Inside Meets Outside
Your body uses a very simple method to sense when damage occurs. The cells in the neighborhood around blood vessels have tissue factor on their surfaces, but the cells that line the blood vessels do not. Most of the time, the blood flows smoothly through the vessels and never comes in contact with tissue factor. However, when you cut yourself, blood flows out of the vessels and into places that it shouldn't be. Then, it comes into contact with tissue factor, which starts the cascade that clots the escaping blood.
Looking at Tissue Factor
Tissue factor is a sausage-shaped protein that is tethered to the surface of cells. PDB entries 2hft
(shown here) and 1boy
show just the part on the outside of the cell. In the full-size protein, there is also a segment that crosses through the cell membrane and a small portion inside the cell. The portion outside is the part that interacts with the blood clotting machinery. The little bit inside, however, plays its own role in cell signaling. It is thought to be important for the control of cell migration as the wound is healing and new blood vessels are being built.

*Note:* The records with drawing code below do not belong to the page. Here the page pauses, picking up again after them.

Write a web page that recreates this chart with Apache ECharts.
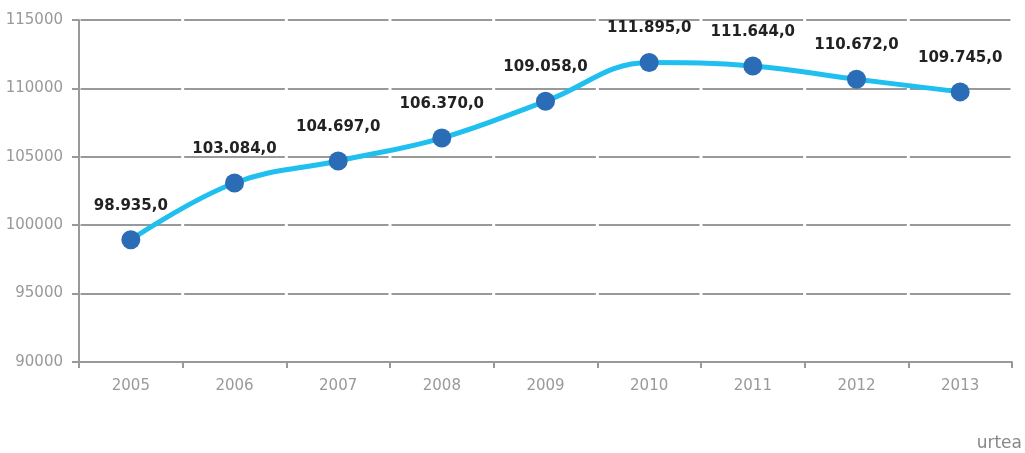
<!DOCTYPE html>
<html>
<head>
<meta charset="utf-8">
<script src="https://cdn.jsdelivr.net/npm/echarts@6/dist/echarts.min.js"></script>
<style>
html,body{margin:0;padding:0;background:#fff;}
#c{width:1025px;height:453px;}
</style>
</head>
<body>
<div id="c"></div>
<script>
const years = ['2005','2006','2007','2008','2009','2010','2011','2012','2013'];
const values = [98935, 103084, 104697, 106370, 109058, 111895, 111644, 110672, 109745];
const yTicks = [90000, 95000, 100000, 105000, 110000, 115000];
const xTitle = 'urtea';

function fmt(v){
  const s = String(v);
  const th = s.slice(0, s.length-3), rest = s.slice(s.length-3);
  return th + '.' + rest + ',0';
}

const chart = echarts.init(document.getElementById('c'), null, {renderer:'canvas'});
const band = (1025 - 79 - 13) / years.length;
const gap = 3;
chart.setOption({
  animation:false,
  grid:{left:79, right:13, top:20, bottom:91, containLabel:false},
  xAxis:{
    type:'category', data:years, boundaryGap:true,
    axisLine:{lineStyle:{color:'#999', width:2}},
    axisTick:{show:true, length:6, lineStyle:{color:'#999', width:2}},
    axisLabel:{color:'#999', fontSize:15, fontFamily:'DejaVu Sans', margin:17}
  },
  yAxis:{
    type:'value', min:yTicks[0], max:yTicks[yTicks.length-1], interval:5000,
    axisLine:{show:true, lineStyle:{color:'#999', width:2}},
    axisTick:{show:true, length:7, lineStyle:{color:'#999', width:2}},
    axisLabel:{color:'#999', fontSize:15, fontFamily:'DejaVu Sans', margin:16, formatter:v=>String(v)},
    splitLine:{show:true, lineStyle:{color:'#999', width:2, type:[band-gap, gap], dashOffset: band-gap/2}}
  },
  graphic:[{type:'text', right:3, bottom:1, style:{text:xTitle, fill:'#888', fontSize:17, fontFamily:'DejaVu Sans'}}],
  series:[{
    type:'line', data:values, smooth:0.4,
    lineStyle:{color:'#1fbfef', width:5},
    symbol:'circle', symbolSize:19,
    itemStyle:{color:'#2a6cb6'},
    label:{show:true, position:'top', distance:17, color:'#222', fontSize:15, fontWeight:'bold', fontFamily:'DejaVu Sans',
      formatter:p=>fmt(p.value)}
  }]
});
</script>
</body>
</html>
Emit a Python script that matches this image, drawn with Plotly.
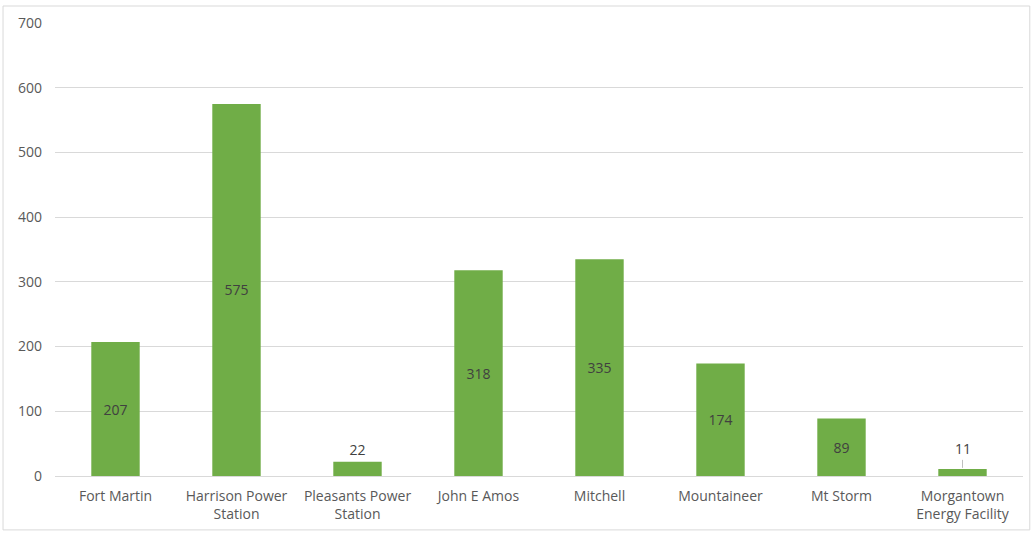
import plotly.graph_objects as go

categories = ["Fort Martin", "Harrison Power<br>Station", "Pleasants Power<br>Station",
              "John E Amos", "Mitchell", "Mountaineer", "Mt Storm",
              "Morgantown<br>Energy Facility"]
values = [207, 575, 22, 318, 335, 174, 89, 11]
text_positions = ["inside", "inside", "outside", "inside", "inside", "inside", "inside", "none"]
tick_vals = [0, 100, 200, 300, 400, 500, 600, 700]

fig = go.Figure()
fig.add_trace(go.Bar(
    x=categories, y=values,
    marker=dict(color="#70AD47", line=dict(width=0)),
    text=[str(v) for v in values],
    textposition=text_positions,
    insidetextanchor="middle",
    textfont=dict(family="Open Sans", size=14, color="#404040"),
    outsidetextfont=dict(family="Open Sans", size=14, color="#404040"),
    cliponaxis=False,
))
# small-value label with leader line
fig.add_annotation(x=categories[7], y=values[7], text=str(values[7]), showarrow=True,
                   arrowhead=0, arrowwidth=1, arrowcolor="#bfbfbf", ax=0, ay=-20,
                   standoff=1, font=dict(family="Open Sans", size=14, color="#404040"))

fig.update_layout(
    width=1033, height=533,
    margin=dict(l=55, r=10, t=23, b=57, autoexpand=False),
    paper_bgcolor="white", plot_bgcolor="white",
    bargap=0.6, showlegend=False,
    font=dict(family="Open Sans", size=14, color="#595959"),
    xaxis=dict(showgrid=False, showline=True, linecolor="#d9d9d9", linewidth=1,
               ticks="", tickfont=dict(size=14, color="#595959"), ticklabelstandoff=7,
               automargin=False),
    yaxis=dict(range=[0, 700], tickvals=tick_vals, showgrid=True, gridcolor="#d9d9d9",
               gridwidth=1, zeroline=False, showline=False, ticks="",
               tickfont=dict(size=14, color="#595959"), ticklabelstandoff=12,
               automargin=False),
)
fig.add_shape(type="rect", xref="paper", yref="paper",
              x0=-0.0537, x1=1.007, y0=-0.119, y1=1.0375,
              line=dict(color="#d9d9d9", width=1), fillcolor="rgba(0,0,0,0)", layer="below")

fig.write_html("out.html")
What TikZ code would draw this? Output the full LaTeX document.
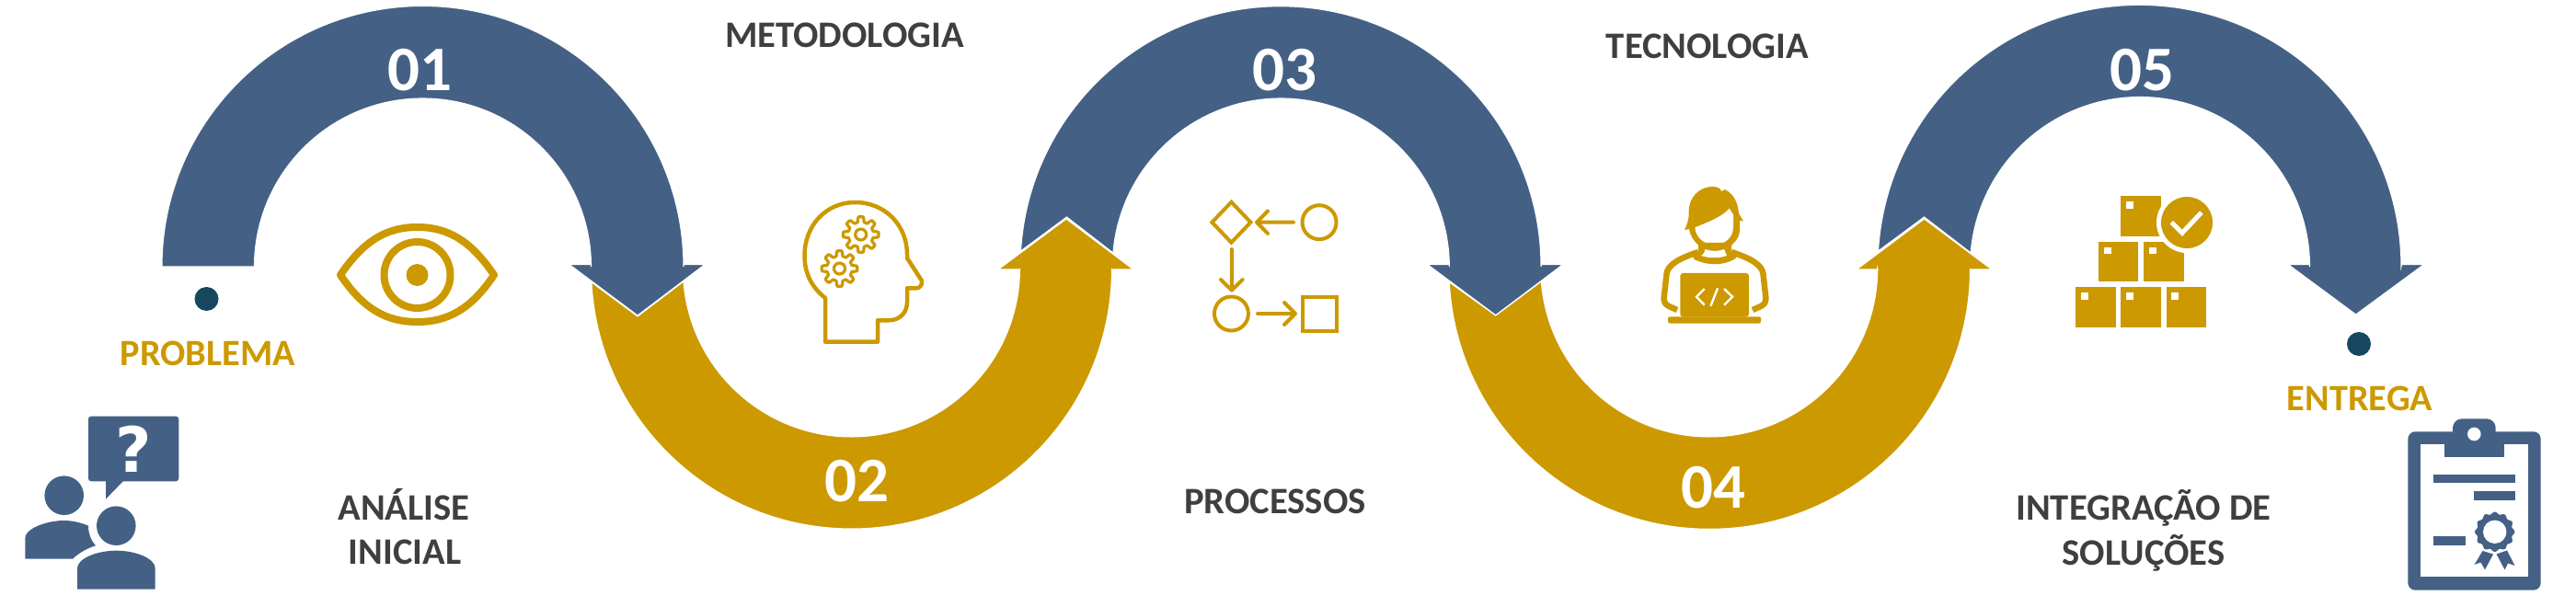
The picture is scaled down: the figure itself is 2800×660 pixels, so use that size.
\documentclass[tikz,border=0pt]{standalone}
\usepackage{fontspec}
\setmainfont{Carlito}
\newfontfamily\dejafont{DejaVu Sans}
\definecolor{flowblue}{HTML}{446185}
\definecolor{flowgold}{HTML}{CC9900}
\definecolor{dotblue}{HTML}{17475F}
\definecolor{labeldark}{HTML}{3F3F3F}
\tikzset{
  bluearc/.style={fill=flowblue,draw=white,line width=1.1pt,line join=miter},
  goldarc/.style={fill=flowgold,draw=white,line width=1.1pt,line join=miter},
  numlabel/.style={text=white,inner sep=0pt,anchor=base,font=\fontsize{69}{69}\selectfont\bfseries},
  darklabel/.style={text=labeldark,inner sep=0pt,anchor=base,font=\fontsize{40.6}{40.6}\selectfont\bfseries},
  goldlabel/.style={text=flowgold,inner sep=0pt,anchor=base,font=\fontsize{40.4}{40.4}\selectfont\bfseries},
  goldline/.style={draw=flowgold,fill=none,line width=4.5pt},
  goldthin/.style={draw=flowgold,fill=none,line width=4pt,line cap=round,line join=round},
}
\newcommand\geartool[2]{%
  \draw[draw=flowgold,line width=3.2pt,line join=round] plot[samples=145,domain=0:360,variable=\a]
    ({#1+(16.5+2.8*min(1,max(-1,2.5*cos(8*\a))))*cos(\a)},{#2+(16.5+2.8*min(1,max(-1,2.5*cos(8*\a))))*sin(\a)}) -- cycle;
  \draw[draw=flowgold,line width=3.2pt] (#1,#2) circle[radius=6pt];
}
\begin{document}
\begin{tikzpicture}[x=1pt,y=-1pt]
\useasboundingbox (0,0) rectangle (2800,660);

% ---- ribbon, drawn from the last segment back to the first
\path[bluearc] (2041.5,273) arc[start angle=176.6,end angle=0,radius=284.5pt]
  -- (2610.5,287.7) -- (2634.5,287.7) -- (2560.7,342) -- (2487.3,287.7) -- (2510.5,287.7)
  -- (2510.5,290) arc[start angle=0,end angle=175.3,radius=184.5pt] -- (2091.5,236) -- cycle;
\path[goldarc] (1675.3,306) arc[start angle=184.4,end angle=360,radius=183pt]
  -- (2041,293) -- (2018,293) -- (2091.5,238) -- (2165,293) -- (2141.5,293)
  -- (2141.5,292) arc[start angle=0,end angle=-177,radius=283.3pt] -- (1625.7,343) -- cycle;
\path[bluearc] (1109.5,273) arc[start angle=176.6,end angle=0,radius=283pt]
  -- (1675.3,287.7) -- (1698.7,287.7) -- (1625.7,342.7) -- (1551.7,287.7) -- (1575.3,287.7)
  -- (1575.3,290) arc[start angle=0,end angle=175.3,radius=183pt] -- (1159.5,236) -- cycle;
\path[goldarc] (743,306) arc[start angle=184.4,end angle=360,radius=183pt]
  -- (1108.5,293) -- (1085,293) -- (1159,238) -- (1232,293) -- (1208.5,293)
  -- (1208.5,292) arc[start angle=0,end angle=-177,radius=283pt] -- (693,344) -- cycle;
\path[bluearc] (176,290) arc[start angle=180,end angle=0,radius=283.5pt]
  -- (743,287.7) -- (766,287.7) -- (693,343) -- (619,287.7) -- (642.5,287.7)
  -- (642.5,290) arc[start angle=0,end angle=180,radius=183pt] -- cycle;

% ---- numbers
\node[numlabel] (n1) at (456,99) {01};
\node[numlabel] (n2) at (931,545) {02};
\node[numlabel] (n3) at (1396,99) {03};
\node[numlabel] (n4) at (1862,552) {04};
\node[numlabel] (n5) at (2328,99) {05};

% ---- labels
\node[darklabel] (metodologia) at (918,51.5) {METODOLOGIA};
\node[darklabel] (tecnologia) at (1856,63.5) {TECNOLOGIA};
\node[darklabel] (analise) at (439,565.5) {ANÁLISE};
\node[darklabel] (inicial) at (440,613.5) {INICIAL};
\node[darklabel] (processos) at (1386,558.5) {PROCESSOS};
\node[darklabel] (integracao) at (2330,565) {INTEGRAÇÃO DE};
\node[darklabel] (solucoes) at (2330,614) {SOLUÇÕES};
\node[goldlabel] (problema) at (226,397) {PROBLEMA};
\node[goldlabel] (entrega) at (2565,446) {ENTREGA};

% ---- dots
\fill[dotblue] (224.5,325) circle[radius=13pt];
\fill[dotblue] (2564,374) circle[radius=13pt];

% ---- eye
\draw[draw=flowgold,line width=8pt,line join=round] (370,299)
  .. controls (395,262) and (420,247) .. (453.5,247)
  .. controls (487,247) and (512,262) .. (537,299)
  .. controls (512,336) and (487,350) .. (453.5,350)
  .. controls (420,350) and (395,336) .. (370,299) -- cycle;
\draw[draw=flowgold,line width=8pt] (453.5,299) circle[radius=36pt];
\fill[flowgold] (453.5,299) circle[radius=12pt];

% ---- head with gears
\draw[goldline,line join=round] (903,371.7) -- (954,371.7) -- (954,348.3) -- (966,348.3)
  .. controls (978,348.3) and (986,340) .. (986,328.3) -- (986,313.3) -- (996.4,313.3)
  .. controls (1000,313.3) and (1003,309) .. (1001.8,305) -- (986,280.7) -- (986,276.7)
  .. controls (986,245) and (962,220) .. (929.5,220)
  .. controls (898,220) and (874.5,245) .. (874.5,278)
  .. controls (874.5,298) and (883,313) .. (897,324) -- (897,371.7) -- cycle;
\geartool{935.7}{255}
\geartool{912.5}{292}

% ---- process icon
\draw[goldthin,line join=miter] (1338.4,219.7) -- (1359.4,241.7) -- (1338.4,263.7) -- (1317.4,241.7) -- cycle;
\draw[goldthin] (1434,241.7) circle[radius=18.5pt];
\draw[goldthin] (1338.4,341) circle[radius=18.5pt];
\draw[goldthin,line join=miter,line cap=butt] (1415.5,323) rectangle (1453,359.5);
\draw[goldthin] (1406,241.7) -- (1366,241.7) (1378,229.5) -- (1366,241.7) -- (1378,253.9);
\draw[goldthin] (1338.8,271) -- (1338.8,315.7) (1327,304) -- (1338.8,315.7) (1350.6,304) -- (1338.8,315.7);
\draw[goldthin] (1367,341) -- (1408,341) (1396,329) -- (1408,341) -- (1396,353);

% ---- person with laptop
\fill[flowgold] (1831,250) .. controls (1835,241) and (1836,236) .. (1835.7,231)
  .. controls (1835,215) and (1847,203) .. (1861,203)
  .. controls (1866,203) and (1870,204) .. (1871,208) -- (1875,206)
  .. controls (1886,212) and (1889,222) .. (1890,232) -- (1895,240.7) -- (1891,239.5) -- (1891,250)
  .. controls (1891,262) and (1878,273) .. (1864,273)
  .. controls (1850,273) and (1838,262) .. (1836,249) -- cycle;
\fill[white] (1842.4,247.3) .. controls (1858,241) and (1873,235) .. (1879.5,226.7) -- (1884,233.3) -- (1884,246.7)
  .. controls (1884,258) and (1875,266) .. (1863.8,266)
  .. controls (1852,266) and (1843,258) .. (1842.4,247.3) -- cycle;
\fill[flowgold] (1846,264) -- (1882,264) -- (1882,273) -- (1888,279) -- (1885,282)
  .. controls (1872,289) and (1856,289) .. (1841.5,282) -- (1840,279) -- (1846,273) -- cycle;
\fill[white] (1853.5,271) .. controls (1860,273.5) and (1868,273.5) .. (1874,271) -- (1877,278)
  .. controls (1868,281) and (1858,281) .. (1849,278) .. controls (1852,276) and (1853,274) .. (1853.5,271) -- cycle;
\draw[draw=flowgold,line width=6.5pt,line join=round] (1823,337) -- (1814,333)
  .. controls (1810,331) and (1808.5,328) .. (1808.5,325) -- (1811.5,298)
  .. controls (1812.5,288) and (1825,281) .. (1846,274);
\draw[draw=flowgold,line width=6.5pt,line join=round] (1905,337) -- (1914,333)
  .. controls (1918,331) and (1919.5,328) .. (1919.5,325) -- (1916.5,298)
  .. controls (1915.5,288) and (1903,281) .. (1882,274);
\fill[flowgold,rounded corners=3pt] (1826.3,344.5) -- (1826.3,297) -- (1900.9,297) -- (1900.9,344.5) -- cycle;
\fill[flowgold,rounded corners=2pt] (1813,344.3) -- (1914,344.3) -- (1914,351.5) -- (1813,351.5) -- cycle;
\draw[draw=white,line width=2.4pt] (1852.7,314) -- (1844,322.7) -- (1852.7,331.7)
  (1867,313.3) -- (1859.4,332.7) (1874,314) -- (1883,322.7) -- (1874,331.7);

% ---- boxes with check
\foreach \bx/\by in {2256.3/312,2305.4/312,2354.5/312,2280.8/262.7,2330/262.7,2305.4/213.5}{
  \fill[flowgold] (\bx,\by) rectangle +(43.6,43.6);
  \fill[white] (\bx+5.8,\by+6) rectangle +(8,7.7);
}
\fill[white] (2377,242) circle[radius=33pt];
\fill[flowgold] (2377,242) circle[radius=28pt];
\draw[draw=white,line width=5pt] (2360.3,241.7) -- (2371.9,253.3) -- (2392.9,231);

% ---- people with question
\fill[flowblue,rounded corners=3pt] (96,452.7) rectangle (194.3,523.3);
\fill[flowblue] (115,523) -- (115,542.7) -- (134,523) -- cycle;
\node[text=white,inner sep=0pt,font=\dejafont\bfseries\fontsize{68}{68}\selectfont] (question) at (145,488) {?};
\fill[flowblue] (69.7,538.7) circle[radius=21.3pt];
\fill[flowblue] (126.3,571.7) circle[radius=21.3pt];
\fill[flowblue] (27.3,607.7) -- (27.3,585)
  .. controls (27.3,575) and (50,566) .. (69.7,566)
  .. controls (80,566) and (90,569) .. (96,571.7)
  .. controls (96,580) and (99,588) .. (104,593.3)
  .. controls (95,596) and (86,601) .. (79,607.7) -- cycle;
\fill[flowblue] (84,640.7) -- (84,618)
  .. controls (84,607) and (106,598.7) .. (126.3,598.7)
  .. controls (147,598.7) and (168.7,607) .. (168.7,618) -- (168.7,640.7) -- cycle;

% ---- clipboard
\fill[flowblue,rounded corners=8pt] (2617.3,469.3) rectangle (2761.7,641.7);
\fill[white] (2631.3,483.3) rectangle (2747.7,627.3);
\fill[flowblue,rounded corners=10pt] (2666,455.3) rectangle (2712.7,490);
\fill[flowblue] (2656.7,480) rectangle (2722,497.3);
\fill[white] (2689.3,472) circle[radius=7.3pt];
\fill[flowblue] (2645,515.7) rectangle (2733.7,525);
\fill[flowblue] (2689.3,534.3) rectangle (2733.7,543.7);
\fill[flowblue] (2645,583.3) rectangle (2680,592.7);
\fill[flowblue] plot[samples=145,domain=0:360,variable=\a]
  ({2711.7+(20.5+1.2*cos(12*\a))*cos(\a)},{578.3+(20.5+1.2*cos(12*\a))*sin(\a)}) -- cycle;
\fill[white] (2711.7,578.3) circle[radius=12.7pt];
\fill[flowblue] (2698.5,599) -- (2710,602.5) -- (2701,619.5) -- (2696.5,611.5) -- (2689.5,614) -- cycle;
\fill[flowblue] (2725,598.5) -- (2713.5,602.5) -- (2722.5,619.5) -- (2726,612.5) -- (2733.5,615) -- cycle;
\end{tikzpicture}
\end{document}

Tissue factor starts a cascade of interactions that lead to formation of a clot. The first step occurs when factor VII, which is found in the blood, binds to tissue factor. When it binds to tissue factor, as shown in PDB structure 1dan
, it becomes almost a thousand times more active. It can then make a specific cut in factor X (shown here from PDB entries 1xka
), changing it into an active form. Factor X then activates thrombin
, which then creates the fibrin
that forms the fibrous structure of the clot. The trick to this cascading process is that a few molecules of tissue factor and factor VII can activate many copies of factor X, which can activate even more thrombin, which finally activates lots and lots of fibrin.
As seen in PDB entry 1dan
, factor VII embraces tissue factor, contacting the entire length of the molecule. Factor VII has four domains strung together with flexible linkers. At the bottom is the GLA domain, which has nine modified glutamic acids, labeled CGU in the PDB structure file. These modified amino acids have an extra carboxylic acid group that traps calcium ions. The ions interact with the membrane surface, helping factor VII find tissue factor. The uppermost domain of factor VII is a protein- cutting enzyme that will make the break in the factor X. This domain looks very much like other serine proteases such as trypsin
. In the middle are two small domains that assist with the recognition of tissue factor. The small molecule in green is an inhibitor that blocks the active site and thus acts as an anticoagulant that stops blood clotting.